RECORD EXCERPTS
|---|

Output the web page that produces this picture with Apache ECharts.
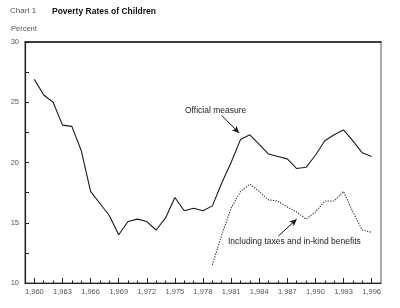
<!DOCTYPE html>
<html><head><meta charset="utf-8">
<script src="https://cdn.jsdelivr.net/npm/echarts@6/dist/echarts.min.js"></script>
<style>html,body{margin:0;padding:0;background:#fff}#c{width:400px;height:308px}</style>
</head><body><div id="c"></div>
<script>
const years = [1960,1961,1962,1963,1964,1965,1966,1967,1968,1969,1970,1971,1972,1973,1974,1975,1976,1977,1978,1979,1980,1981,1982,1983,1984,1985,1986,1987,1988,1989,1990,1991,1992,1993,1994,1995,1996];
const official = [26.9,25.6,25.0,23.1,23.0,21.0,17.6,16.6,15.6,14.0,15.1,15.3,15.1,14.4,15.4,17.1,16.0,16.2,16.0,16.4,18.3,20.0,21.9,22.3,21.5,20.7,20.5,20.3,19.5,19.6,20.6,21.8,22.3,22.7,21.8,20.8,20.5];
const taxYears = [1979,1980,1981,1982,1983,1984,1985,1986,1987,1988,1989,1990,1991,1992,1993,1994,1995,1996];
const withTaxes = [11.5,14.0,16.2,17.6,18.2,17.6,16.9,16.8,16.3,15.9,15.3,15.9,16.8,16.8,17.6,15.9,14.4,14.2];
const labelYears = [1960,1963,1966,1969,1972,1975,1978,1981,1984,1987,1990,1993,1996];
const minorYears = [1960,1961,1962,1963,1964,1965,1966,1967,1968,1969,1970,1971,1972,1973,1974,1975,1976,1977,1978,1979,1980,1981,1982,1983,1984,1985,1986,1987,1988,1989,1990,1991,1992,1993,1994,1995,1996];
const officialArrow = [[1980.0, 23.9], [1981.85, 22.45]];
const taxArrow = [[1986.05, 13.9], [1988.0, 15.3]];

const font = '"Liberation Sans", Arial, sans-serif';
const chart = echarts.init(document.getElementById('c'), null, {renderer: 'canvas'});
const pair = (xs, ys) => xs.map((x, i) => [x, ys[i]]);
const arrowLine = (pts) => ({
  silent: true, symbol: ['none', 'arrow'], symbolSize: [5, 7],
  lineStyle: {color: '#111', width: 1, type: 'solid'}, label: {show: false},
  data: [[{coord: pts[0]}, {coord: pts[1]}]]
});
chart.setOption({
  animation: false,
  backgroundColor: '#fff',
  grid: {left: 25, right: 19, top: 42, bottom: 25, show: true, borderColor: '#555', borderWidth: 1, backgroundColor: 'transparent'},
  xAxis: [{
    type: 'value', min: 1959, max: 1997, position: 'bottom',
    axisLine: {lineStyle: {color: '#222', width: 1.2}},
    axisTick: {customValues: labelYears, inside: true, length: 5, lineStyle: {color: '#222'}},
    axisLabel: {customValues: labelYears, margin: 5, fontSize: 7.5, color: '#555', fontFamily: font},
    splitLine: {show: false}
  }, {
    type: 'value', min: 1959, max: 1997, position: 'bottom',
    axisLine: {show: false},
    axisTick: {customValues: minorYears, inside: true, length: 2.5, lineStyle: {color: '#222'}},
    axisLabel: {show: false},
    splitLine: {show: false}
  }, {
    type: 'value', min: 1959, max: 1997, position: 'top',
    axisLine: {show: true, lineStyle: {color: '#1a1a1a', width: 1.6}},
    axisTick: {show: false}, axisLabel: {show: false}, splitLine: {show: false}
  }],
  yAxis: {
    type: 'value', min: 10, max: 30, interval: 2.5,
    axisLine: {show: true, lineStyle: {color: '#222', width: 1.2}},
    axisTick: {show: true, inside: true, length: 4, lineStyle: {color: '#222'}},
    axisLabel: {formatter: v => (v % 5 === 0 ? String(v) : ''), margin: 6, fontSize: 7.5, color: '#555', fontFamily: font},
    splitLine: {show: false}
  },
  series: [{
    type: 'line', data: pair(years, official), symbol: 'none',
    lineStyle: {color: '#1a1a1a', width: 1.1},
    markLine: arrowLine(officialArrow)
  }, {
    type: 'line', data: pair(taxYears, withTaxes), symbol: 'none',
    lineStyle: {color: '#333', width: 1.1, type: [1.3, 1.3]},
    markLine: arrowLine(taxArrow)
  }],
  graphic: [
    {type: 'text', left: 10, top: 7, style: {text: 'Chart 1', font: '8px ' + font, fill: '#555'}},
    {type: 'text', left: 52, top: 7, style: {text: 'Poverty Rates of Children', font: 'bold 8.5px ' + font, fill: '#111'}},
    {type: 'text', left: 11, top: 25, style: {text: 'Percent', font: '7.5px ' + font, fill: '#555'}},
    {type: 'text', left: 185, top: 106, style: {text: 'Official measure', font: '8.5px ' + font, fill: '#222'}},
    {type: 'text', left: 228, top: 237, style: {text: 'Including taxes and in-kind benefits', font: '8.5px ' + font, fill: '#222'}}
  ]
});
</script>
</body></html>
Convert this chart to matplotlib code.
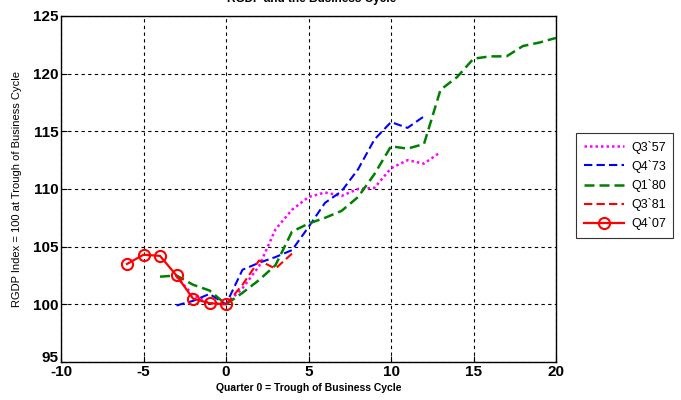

|---|

TASK DESCRIPTION
Copy the whole listing above word for word but do not carry over the pictures.

EXERCISE SOLUTION
Output the web page that produces this picture with Apache ECharts.
<!DOCTYPE html>
<html><head><meta charset="utf-8">
<script src="https://cdn.jsdelivr.net/npm/echarts@6/dist/echarts.min.js"></script>
<style>html,body{margin:0;padding:0;background:#fff}#c{width:400px;height:308px}</style>
</head><body><div id="c"></div>
<script>
const years = [1960,1961,1962,1963,1964,1965,1966,1967,1968,1969,1970,1971,1972,1973,1974,1975,1976,1977,1978,1979,1980,1981,1982,1983,1984,1985,1986,1987,1988,1989,1990,1991,1992,1993,1994,1995,1996];
const official = [26.9,25.6,25.0,23.1,23.0,21.0,17.6,16.6,15.6,14.0,15.1,15.3,15.1,14.4,15.4,17.1,16.0,16.2,16.0,16.4,18.3,20.0,21.9,22.3,21.5,20.7,20.5,20.3,19.5,19.6,20.6,21.8,22.3,22.7,21.8,20.8,20.5];
const taxYears = [1979,1980,1981,1982,1983,1984,1985,1986,1987,1988,1989,1990,1991,1992,1993,1994,1995,1996];
const withTaxes = [11.5,14.0,16.2,17.6,18.2,17.6,16.9,16.8,16.3,15.9,15.3,15.9,16.8,16.8,17.6,15.9,14.4,14.2];
const labelYears = [1960,1963,1966,1969,1972,1975,1978,1981,1984,1987,1990,1993,1996];
const minorYears = [1960,1961,1962,1963,1964,1965,1966,1967,1968,1969,1970,1971,1972,1973,1974,1975,1976,1977,1978,1979,1980,1981,1982,1983,1984,1985,1986,1987,1988,1989,1990,1991,1992,1993,1994,1995,1996];
const officialArrow = [[1980.0, 23.9], [1981.85, 22.45]];
const taxArrow = [[1986.05, 13.9], [1988.0, 15.3]];

const font = '"Liberation Sans", Arial, sans-serif';
const chart = echarts.init(document.getElementById('c'), null, {renderer: 'canvas'});
const pair = (xs, ys) => xs.map((x, i) => [x, ys[i]]);
const arrowLine = (pts) => ({
  silent: true, symbol: ['none', 'arrow'], symbolSize: [5, 7],
  lineStyle: {color: '#111', width: 1, type: 'solid'}, label: {show: false},
  data: [[{coord: pts[0]}, {coord: pts[1]}]]
});
chart.setOption({
  animation: false,
  backgroundColor: '#fff',
  grid: {left: 25, right: 19, top: 42, bottom: 25, show: true, borderColor: '#555', borderWidth: 1, backgroundColor: 'transparent'},
  xAxis: [{
    type: 'value', min: 1959, max: 1997, position: 'bottom',
    axisLine: {lineStyle: {color: '#222', width: 1.2}},
    axisTick: {customValues: labelYears, inside: true, length: 5, lineStyle: {color: '#222'}},
    axisLabel: {customValues: labelYears, margin: 5, fontSize: 7.5, color: '#555', fontFamily: font},
    splitLine: {show: false}
  }, {
    type: 'value', min: 1959, max: 1997, position: 'bottom',
    axisLine: {show: false},
    axisTick: {customValues: minorYears, inside: true, length: 2.5, lineStyle: {color: '#222'}},
    axisLabel: {show: false},
    splitLine: {show: false}
  }, {
    type: 'value', min: 1959, max: 1997, position: 'top',
    axisLine: {show: true, lineStyle: {color: '#1a1a1a', width: 1.6}},
    axisTick: {show: false}, axisLabel: {show: false}, splitLine: {show: false}
  }],
  yAxis: {
    type: 'value', min: 10, max: 30, interval: 2.5,
    axisLine: {show: true, lineStyle: {color: '#222', width: 1.2}},
    axisTick: {show: true, inside: true, length: 4, lineStyle: {color: '#222'}},
    axisLabel: {formatter: v => (v % 5 === 0 ? String(v) : ''), margin: 6, fontSize: 7.5, color: '#555', fontFamily: font},
    splitLine: {show: false}
  },
  series: [{
    type: 'line', data: pair(years, official), symbol: 'none',
    lineStyle: {color: '#1a1a1a', width: 1.1},
    markLine: arrowLine(officialArrow)
  }, {
    type: 'line', data: pair(taxYears, withTaxes), symbol: 'none',
    lineStyle: {color: '#333', width: 1.1, type: [1.3, 1.3]},
    markLine: arrowLine(taxArrow)
  }],
  graphic: [
    {type: 'text', left: 10, top: 7, style: {text: 'Chart 1', font: '8px ' + font, fill: '#555'}},
    {type: 'text', left: 52, top: 7, style: {text: 'Poverty Rates of Children', font: 'bold 8.5px ' + font, fill: '#111'}},
    {type: 'text', left: 11, top: 25, style: {text: 'Percent', font: '7.5px ' + font, fill: '#555'}},
    {type: 'text', left: 185, top: 106, style: {text: 'Official measure', font: '8.5px ' + font, fill: '#222'}},
    {type: 'text', left: 228, top: 237, style: {text: 'Including taxes and in-kind benefits', font: '8.5px ' + font, fill: '#222'}}
  ]
});
</script>
</body></html>
Convert this chart to matplotlib code.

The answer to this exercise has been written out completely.